Cut the Carbon March

They are walking 1000 miles from Belfast to Downing Street via Edinburgh and Cardiff and today they came through Newcastle - all to keep the pressure on Government and to alert the general public to the need for much more action and change, now if not sooner, for the sake of the poor and for the sake of the planet and for the sake of our grandchildren.
 
Great music, terrific to hear from two of the walkers especially and young woman from Tajikistan who spoke of what climate change there is doing to the rural community where many are subsistance farmers, moving rallying-call from North East veteran campaigner David Golding ...
 
But where was everybody? St Thomas Church Haymarket was perhaps three quarters full. Six of us from Ryton that I know about which is ok, but this was for the region.
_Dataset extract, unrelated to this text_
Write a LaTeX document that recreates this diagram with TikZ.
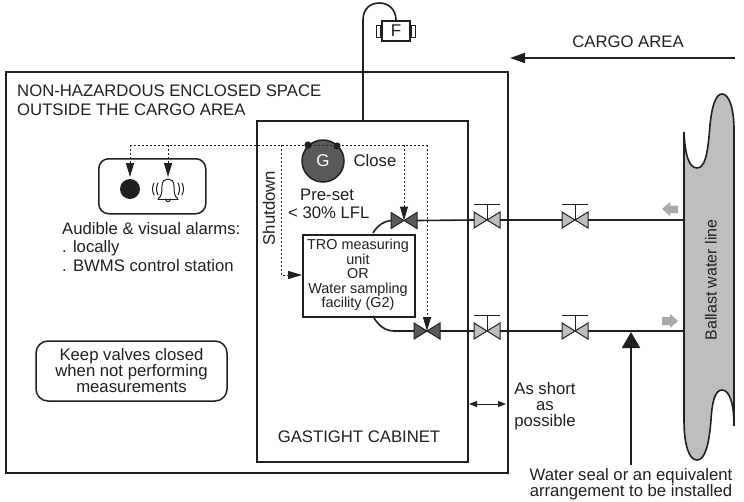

Was it poor publicity by Christian Aid? I think they did there bit. Was it failure to pass on publicity by those on the Christian Aid mailing lists? perhaps. Was it a lack of confidence on the part of the public that a Christian agency is up to the task for such as this? I worry that this may be it.
8月1日

We'll get alongside you

I just read about the decision of some members of the Guildford Boiler Room - a community linked with the 24-7prayer movement - jumping in cars and offing to Gloucester. They got on to the emergency services and asked where they could help and were told the areas where the es were frankly overwhelmed. So these guys go over there and knock on doors and say 'What can we do for you?' They're asked, 'what are you charging' They say 'Nothing, we just want to help'. And they do - draining cellars, mopping out kitchens, - how about that then? 
7月24日

Flood Barrier Ignorance

We're all really feeling for the huge number of people whose lives have been disrupted by the current floods. BBC coverage has on the whole been very good but with some real gaffs which show up the level of ignorance about things which, in my book anyway, matter. Today's biggie was on The One Show:
 
They had a reporter and camera team down at the Thames Barrier to interview someone from the Environment Agency about why only the Thames had a flood barrier and why was the Severn left 'at risk'. In the course of the conversation it became clear that the interviewer thought that all that has happened in Gloucester and Tewksbury could have been averted with a 'Severn Barrier'. The EA spokesperson did her 'educate the interviewer' thing with a patience and respect which I no way could have mustered. Question is, how can a BBC magazine programme go that far with a story without someone on the team saying, 'hold it, isn't the Thames Barrier about rising sea levels?'
 
I'm a real fan of the beeb; perhaps mistakenly? I'm actually quite shocked.